**WRITTEN REQUEST:**
Retype all of the listing exactly, passing over any picture you find.

**SOURCE DATA:**
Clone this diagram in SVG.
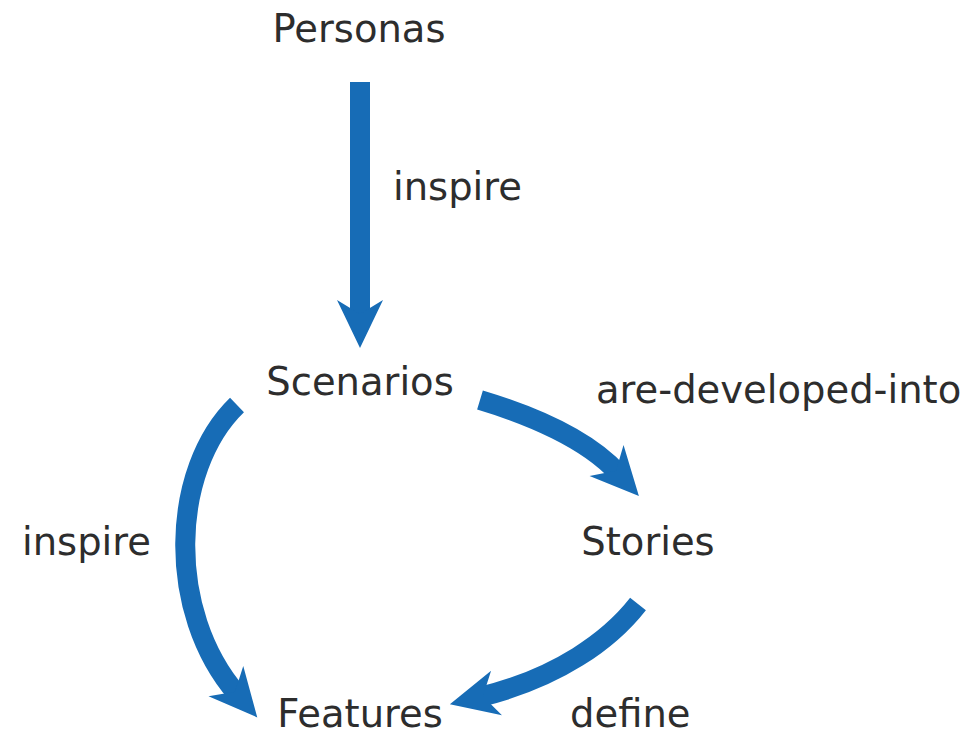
<svg xmlns="http://www.w3.org/2000/svg" width="977" height="737" viewBox="0 0 977 737">
<style>
text{font-family:"DejaVu Sans","Verdana",sans-serif;font-size:38.5px;fill:#2d2d2d}
.c{text-anchor:middle}
.e{fill:none;stroke:#176cb6;stroke-width:20;stroke-linecap:butt}
</style>
<defs>
<marker id="ah" markerUnits="userSpaceOnUse" markerWidth="60" markerHeight="60" refX="17" refY="0" viewBox="-2 -30 60 60" orient="auto" overflow="visible">
<path d="M0,-23 L48,0 L0,23 L14,0 Z" fill="#176cb6"/>
</marker>
</defs>
<rect width="977" height="737" fill="#fff"/>
<g id="connectors">
<path class="e" d="M360,82 L360,317" marker-end="url(#ah)"/>
<path class="e" d="M480,400 C530,415 587,439 618,473" marker-end="url(#ah)"/>
<path class="e" d="M237,405 C170,470 166,612 237,694" marker-end="url(#ah)"/>
<path class="e" d="M638,604 C610,640 558,678 480,697" marker-end="url(#ah)"/>
</g>
<g id="labels">
<text x="393" y="200">inspire</text>
<text x="596" y="403">are-developed-into</text>
<text x="22" y="555">inspire</text>
<text x="570" y="727">define</text>
</g>
<g id="personas"><text class="c" x="359" y="42">Personas</text></g>
<g id="scenarios"><text class="c" x="360" y="395">Scenarios</text></g>
<g id="stories"><text class="c" x="648" y="555">Stories</text></g>
<g id="features"><text class="c" x="360" y="727">Features</text></g>
</svg>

**SOLUTION:**
Clone this diagram in SVG.
<svg xmlns="http://www.w3.org/2000/svg" width="977" height="737" viewBox="0 0 977 737">
<style>
text{font-family:"DejaVu Sans","Verdana",sans-serif;font-size:38.5px;fill:#2d2d2d}
.c{text-anchor:middle}
.e{fill:none;stroke:#176cb6;stroke-width:20;stroke-linecap:butt}
</style>
<defs>
<marker id="ah" markerUnits="userSpaceOnUse" markerWidth="60" markerHeight="60" refX="17" refY="0" viewBox="-2 -30 60 60" orient="auto" overflow="visible">
<path d="M0,-23 L48,0 L0,23 L14,0 Z" fill="#176cb6"/>
</marker>
</defs>
<rect width="977" height="737" fill="#fff"/>
<g id="connectors">
<path class="e" d="M360,82 L360,317" marker-end="url(#ah)"/>
<path class="e" d="M480,400 C530,415 587,439 618,473" marker-end="url(#ah)"/>
<path class="e" d="M237,405 C170,470 166,612 237,694" marker-end="url(#ah)"/>
<path class="e" d="M638,604 C610,640 558,678 480,697" marker-end="url(#ah)"/>
</g>
<g id="labels">
<text x="393" y="200">inspire</text>
<text x="596" y="403">are-developed-into</text>
<text x="22" y="555">inspire</text>
<text x="570" y="727">define</text>
</g>
<g id="personas"><text class="c" x="359" y="42">Personas</text></g>
<g id="scenarios"><text class="c" x="360" y="395">Scenarios</text></g>
<g id="stories"><text class="c" x="648" y="555">Stories</text></g>
<g id="features"><text class="c" x="360" y="727">Features</text></g>
</svg>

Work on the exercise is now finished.